The biggest win in the race for consumer augmented reality smartglasses to date belongs not to Apple, Facebook, or Google, but Snapchat’s parent company, Snap.
In an Apple-style “one more thing” moment during the Snap Partner Summit keynote on Thursday, CEO Evan Spiegel revealed the next generation of Spectacles, which have finally evolved into standalone smartglasses capable of displaying AR content.
With dual waveguide displays, two RGB cameras, four microphones, and two stereo speakers, the smartglasses weigh 134 grams and can deliver 23 degrees diagonal field of view and 2000 nits of brightness. The device runs on Snap’s own Spatial Engine, which is capable of six degrees of freedom and hand tracking, and works without a smartphone nearby (although a smartphone is needed to initialize set-up).

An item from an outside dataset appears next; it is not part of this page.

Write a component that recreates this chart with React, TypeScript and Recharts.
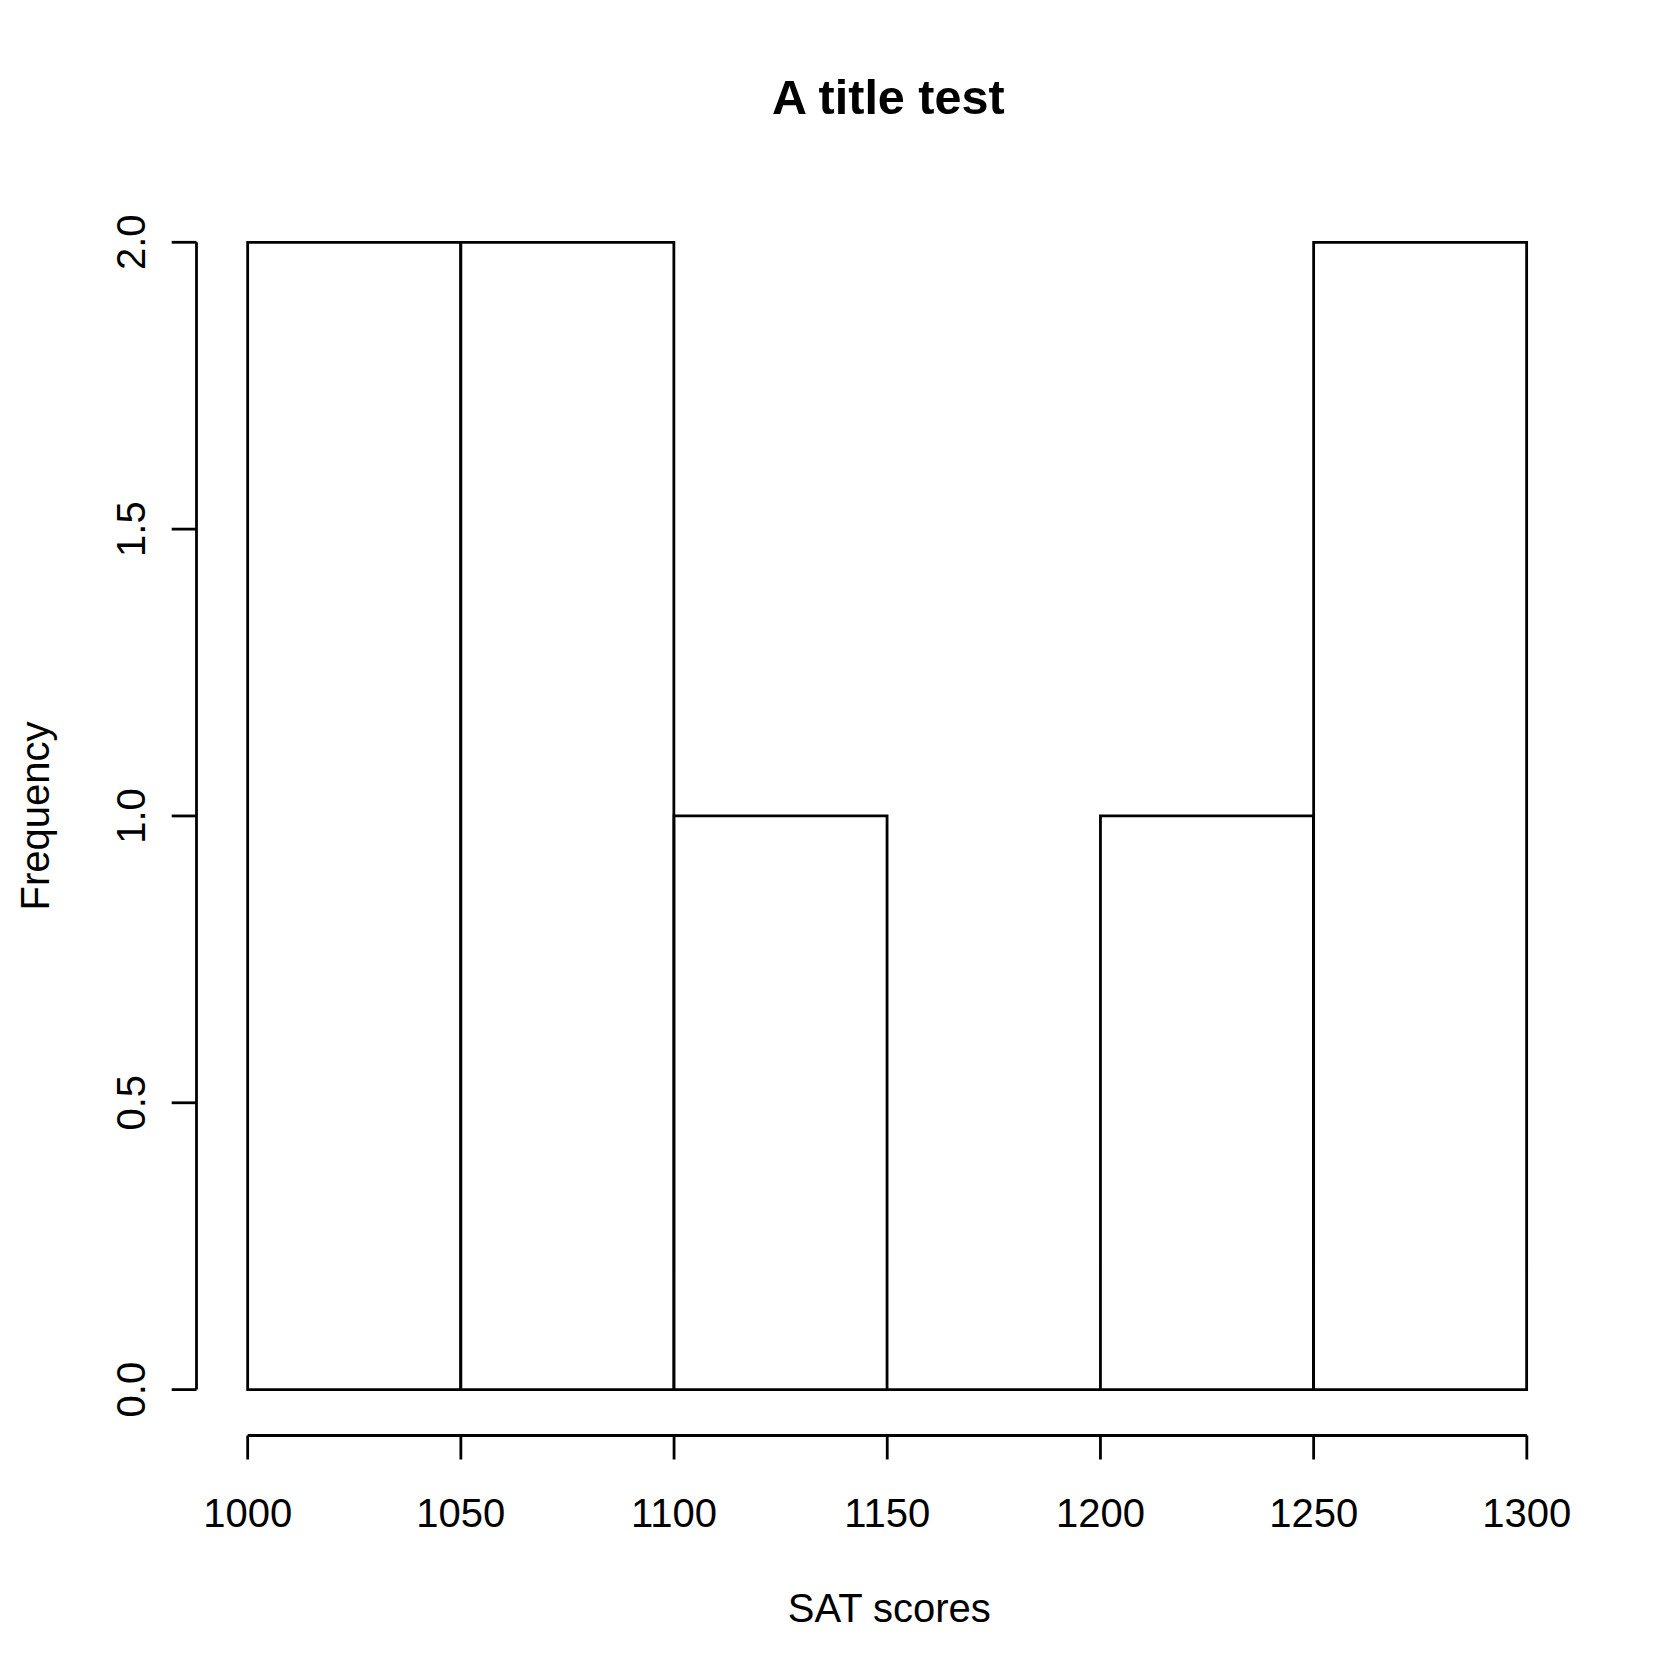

Users can browse the Lens Carousel via a capacitive touchpad on the temple or launch Lenses via Voice Scan and then view the AR effects directly through the smartglasses. Users can also launch Lenses with Voice Scan.

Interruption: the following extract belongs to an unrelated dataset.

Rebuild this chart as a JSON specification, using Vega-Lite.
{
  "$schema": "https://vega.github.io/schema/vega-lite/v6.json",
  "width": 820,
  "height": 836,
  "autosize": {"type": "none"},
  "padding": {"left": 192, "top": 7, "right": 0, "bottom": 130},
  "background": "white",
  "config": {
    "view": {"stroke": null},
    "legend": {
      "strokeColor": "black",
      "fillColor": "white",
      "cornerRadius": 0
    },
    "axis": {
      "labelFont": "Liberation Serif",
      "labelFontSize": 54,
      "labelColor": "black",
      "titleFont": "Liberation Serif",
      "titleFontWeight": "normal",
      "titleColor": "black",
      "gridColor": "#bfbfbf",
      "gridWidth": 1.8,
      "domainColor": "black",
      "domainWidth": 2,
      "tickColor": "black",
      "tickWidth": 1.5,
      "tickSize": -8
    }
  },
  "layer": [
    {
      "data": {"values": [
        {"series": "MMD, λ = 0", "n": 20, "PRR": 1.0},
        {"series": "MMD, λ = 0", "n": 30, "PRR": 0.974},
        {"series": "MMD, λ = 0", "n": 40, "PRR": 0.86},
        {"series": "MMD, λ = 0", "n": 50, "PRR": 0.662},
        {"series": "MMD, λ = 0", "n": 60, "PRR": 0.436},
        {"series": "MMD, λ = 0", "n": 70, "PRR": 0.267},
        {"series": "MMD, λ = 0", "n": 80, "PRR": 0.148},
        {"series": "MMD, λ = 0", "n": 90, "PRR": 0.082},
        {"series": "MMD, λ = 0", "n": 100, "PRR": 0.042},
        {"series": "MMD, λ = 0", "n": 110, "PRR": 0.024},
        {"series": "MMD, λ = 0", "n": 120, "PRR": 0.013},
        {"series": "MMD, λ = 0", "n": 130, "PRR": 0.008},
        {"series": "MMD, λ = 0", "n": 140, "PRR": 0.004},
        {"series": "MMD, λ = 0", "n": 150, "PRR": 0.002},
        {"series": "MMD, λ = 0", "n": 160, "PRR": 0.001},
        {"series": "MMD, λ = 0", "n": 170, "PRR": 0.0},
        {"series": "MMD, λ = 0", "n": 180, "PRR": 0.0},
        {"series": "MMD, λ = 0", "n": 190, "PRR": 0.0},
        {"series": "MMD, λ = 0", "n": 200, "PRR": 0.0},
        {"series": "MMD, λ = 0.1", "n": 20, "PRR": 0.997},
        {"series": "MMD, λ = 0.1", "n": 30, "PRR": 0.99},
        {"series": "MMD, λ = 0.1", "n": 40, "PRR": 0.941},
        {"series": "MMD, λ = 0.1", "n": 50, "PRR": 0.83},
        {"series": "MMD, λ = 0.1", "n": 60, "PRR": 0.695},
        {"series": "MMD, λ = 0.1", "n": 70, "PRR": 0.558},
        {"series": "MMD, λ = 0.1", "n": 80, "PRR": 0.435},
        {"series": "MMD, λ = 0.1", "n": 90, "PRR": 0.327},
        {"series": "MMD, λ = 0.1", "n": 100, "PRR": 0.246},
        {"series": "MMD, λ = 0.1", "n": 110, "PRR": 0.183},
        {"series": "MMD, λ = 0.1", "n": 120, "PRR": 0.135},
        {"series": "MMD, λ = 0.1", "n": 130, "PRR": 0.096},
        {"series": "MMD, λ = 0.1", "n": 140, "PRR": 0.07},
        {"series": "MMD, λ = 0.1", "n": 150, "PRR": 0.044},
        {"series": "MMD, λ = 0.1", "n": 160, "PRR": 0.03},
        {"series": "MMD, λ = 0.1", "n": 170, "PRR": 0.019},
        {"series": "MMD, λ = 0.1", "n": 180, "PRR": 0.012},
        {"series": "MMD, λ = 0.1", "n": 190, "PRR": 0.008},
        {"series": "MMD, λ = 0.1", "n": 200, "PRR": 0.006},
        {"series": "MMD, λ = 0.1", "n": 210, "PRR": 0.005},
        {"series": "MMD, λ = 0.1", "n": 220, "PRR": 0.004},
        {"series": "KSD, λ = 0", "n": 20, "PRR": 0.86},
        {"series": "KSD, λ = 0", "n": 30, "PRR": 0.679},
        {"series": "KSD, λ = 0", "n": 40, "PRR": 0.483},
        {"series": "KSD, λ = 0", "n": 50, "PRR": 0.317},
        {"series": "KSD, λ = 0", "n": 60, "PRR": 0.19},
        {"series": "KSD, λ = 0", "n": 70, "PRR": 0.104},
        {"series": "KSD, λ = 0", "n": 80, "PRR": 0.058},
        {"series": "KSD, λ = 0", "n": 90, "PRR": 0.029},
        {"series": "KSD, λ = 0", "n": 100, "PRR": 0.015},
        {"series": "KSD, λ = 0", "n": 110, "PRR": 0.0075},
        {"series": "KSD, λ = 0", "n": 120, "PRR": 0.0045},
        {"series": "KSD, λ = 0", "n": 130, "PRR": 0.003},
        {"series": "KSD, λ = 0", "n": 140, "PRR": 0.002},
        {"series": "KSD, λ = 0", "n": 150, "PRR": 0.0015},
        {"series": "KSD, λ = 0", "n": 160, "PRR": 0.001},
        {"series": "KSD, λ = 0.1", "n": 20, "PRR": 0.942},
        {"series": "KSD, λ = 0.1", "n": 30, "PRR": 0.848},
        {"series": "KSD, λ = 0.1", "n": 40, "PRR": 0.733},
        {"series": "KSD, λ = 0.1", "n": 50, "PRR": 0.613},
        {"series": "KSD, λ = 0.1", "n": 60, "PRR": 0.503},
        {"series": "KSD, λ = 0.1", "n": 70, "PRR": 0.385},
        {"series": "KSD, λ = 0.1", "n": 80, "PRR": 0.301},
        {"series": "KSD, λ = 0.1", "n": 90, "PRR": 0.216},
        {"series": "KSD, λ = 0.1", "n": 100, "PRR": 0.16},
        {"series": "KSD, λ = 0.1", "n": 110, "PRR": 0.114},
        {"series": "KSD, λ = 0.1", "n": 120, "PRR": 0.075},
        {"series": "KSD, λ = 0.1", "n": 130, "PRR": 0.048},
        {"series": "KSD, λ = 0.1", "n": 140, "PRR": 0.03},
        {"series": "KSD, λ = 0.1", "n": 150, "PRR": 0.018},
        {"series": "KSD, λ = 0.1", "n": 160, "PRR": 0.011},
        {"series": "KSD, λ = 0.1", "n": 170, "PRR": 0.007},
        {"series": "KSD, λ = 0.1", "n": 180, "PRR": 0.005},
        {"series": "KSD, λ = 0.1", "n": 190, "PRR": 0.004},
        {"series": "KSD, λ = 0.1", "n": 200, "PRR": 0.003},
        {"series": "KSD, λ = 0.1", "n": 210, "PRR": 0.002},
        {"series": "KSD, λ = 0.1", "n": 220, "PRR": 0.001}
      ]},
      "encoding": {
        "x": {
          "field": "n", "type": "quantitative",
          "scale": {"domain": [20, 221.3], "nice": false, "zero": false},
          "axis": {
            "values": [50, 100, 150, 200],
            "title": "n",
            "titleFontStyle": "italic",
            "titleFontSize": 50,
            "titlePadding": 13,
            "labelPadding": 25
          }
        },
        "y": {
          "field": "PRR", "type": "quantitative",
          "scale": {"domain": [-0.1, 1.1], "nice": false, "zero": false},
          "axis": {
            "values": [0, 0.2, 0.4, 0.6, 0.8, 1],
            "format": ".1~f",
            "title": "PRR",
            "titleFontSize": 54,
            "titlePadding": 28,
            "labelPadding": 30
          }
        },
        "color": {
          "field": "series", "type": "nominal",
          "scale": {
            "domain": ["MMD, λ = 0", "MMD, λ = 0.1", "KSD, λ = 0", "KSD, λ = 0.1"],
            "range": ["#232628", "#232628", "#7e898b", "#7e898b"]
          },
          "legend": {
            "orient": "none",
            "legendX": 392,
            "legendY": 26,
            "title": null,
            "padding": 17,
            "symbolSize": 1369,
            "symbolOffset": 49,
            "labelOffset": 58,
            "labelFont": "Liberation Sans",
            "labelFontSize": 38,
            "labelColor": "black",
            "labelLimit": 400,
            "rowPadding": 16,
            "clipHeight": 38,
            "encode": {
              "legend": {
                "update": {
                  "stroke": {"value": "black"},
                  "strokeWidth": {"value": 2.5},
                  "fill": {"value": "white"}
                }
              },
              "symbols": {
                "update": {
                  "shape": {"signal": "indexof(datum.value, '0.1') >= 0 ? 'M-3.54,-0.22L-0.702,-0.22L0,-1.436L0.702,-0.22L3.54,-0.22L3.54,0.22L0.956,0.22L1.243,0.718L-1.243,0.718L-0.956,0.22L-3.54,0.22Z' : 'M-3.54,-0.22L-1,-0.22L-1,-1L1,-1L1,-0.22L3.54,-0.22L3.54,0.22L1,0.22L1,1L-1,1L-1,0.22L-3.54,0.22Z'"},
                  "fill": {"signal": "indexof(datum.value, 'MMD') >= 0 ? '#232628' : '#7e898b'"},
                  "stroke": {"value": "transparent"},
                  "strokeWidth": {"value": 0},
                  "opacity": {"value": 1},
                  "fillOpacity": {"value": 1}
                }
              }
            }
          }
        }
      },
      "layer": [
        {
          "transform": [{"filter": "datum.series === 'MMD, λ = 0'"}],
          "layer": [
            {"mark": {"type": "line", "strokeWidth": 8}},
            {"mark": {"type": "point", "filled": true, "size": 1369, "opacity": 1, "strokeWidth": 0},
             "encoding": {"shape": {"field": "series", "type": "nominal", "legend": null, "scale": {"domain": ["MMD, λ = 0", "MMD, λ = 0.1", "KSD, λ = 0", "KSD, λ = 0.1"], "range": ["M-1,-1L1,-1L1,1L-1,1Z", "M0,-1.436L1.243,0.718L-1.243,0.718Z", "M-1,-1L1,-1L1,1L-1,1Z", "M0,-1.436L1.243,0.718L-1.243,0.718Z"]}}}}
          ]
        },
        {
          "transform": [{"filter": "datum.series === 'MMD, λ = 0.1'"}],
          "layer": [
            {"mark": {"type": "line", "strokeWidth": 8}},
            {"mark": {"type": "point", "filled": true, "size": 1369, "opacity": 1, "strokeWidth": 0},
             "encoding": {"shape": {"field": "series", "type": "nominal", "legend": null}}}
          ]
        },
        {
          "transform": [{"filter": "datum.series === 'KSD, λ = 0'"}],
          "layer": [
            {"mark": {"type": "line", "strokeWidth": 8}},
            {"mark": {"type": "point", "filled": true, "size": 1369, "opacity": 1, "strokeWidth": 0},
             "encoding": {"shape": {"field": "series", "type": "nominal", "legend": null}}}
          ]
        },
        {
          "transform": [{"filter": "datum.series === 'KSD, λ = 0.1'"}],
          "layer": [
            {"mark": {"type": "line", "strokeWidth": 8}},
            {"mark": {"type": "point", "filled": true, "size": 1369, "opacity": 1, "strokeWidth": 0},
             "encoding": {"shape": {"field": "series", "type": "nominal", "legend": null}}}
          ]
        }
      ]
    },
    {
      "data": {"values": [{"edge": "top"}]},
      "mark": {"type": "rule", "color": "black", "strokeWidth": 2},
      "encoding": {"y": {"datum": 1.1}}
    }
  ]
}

A button on the right initiates Scan, Snapchat’s visual search tool, to suggest Lenses based on what is in the field of view, while the left button records 10-second videos with AR effects, which are exported to the connected smartphone. As usual, an LED light lets people know when video capture is occurring.
If there’s a downside, it’s the fact that the device has a meager 30 minutes of battery life with continuous use. Also, its utility appears to be limited to Snap’s AR Lenses—no AR navigation or notifications here.
Unfortunately, they aren’t available to the general public at this point. Instead, they are being offered to a select group of AR creators. For those creators, though, the Spectacles have full integration with Lens Studio, including the ability to test Lenses in real-time.
For everyone else, there’s a try-on Lens available via the Snapchat Lens Carousel today.
Today’s surprise reveal was actually foreshadowed earlier this year by reports that Snap had AR-capable Spectacles in the works.
The tech world has waited with bated breath for Apple to bring its secretive AR wearable to market, with the current consensus pointing to an AR headset to arrive in 2022. Meanwhile, Facebook and its AR/VR arm by acquisition, Oculus, will tell anyone who will listen that it’s working on AR smartglasses and accessories.
But, lo and behold, Snap has been dropping subtle hints on its progress toward smartglasses through its earlier versions of Spectacles. The camera-equipped wearable made a step in the smartglasses direction in its third-generation edition, which also featured dual cameras, but needed to export 3D videos and images to Snapchat in order to add AR effects.
Though the next Spectacles are positioned as a developer kit, the company is further ahead than much bigger tech companies in the next paradigm of computing.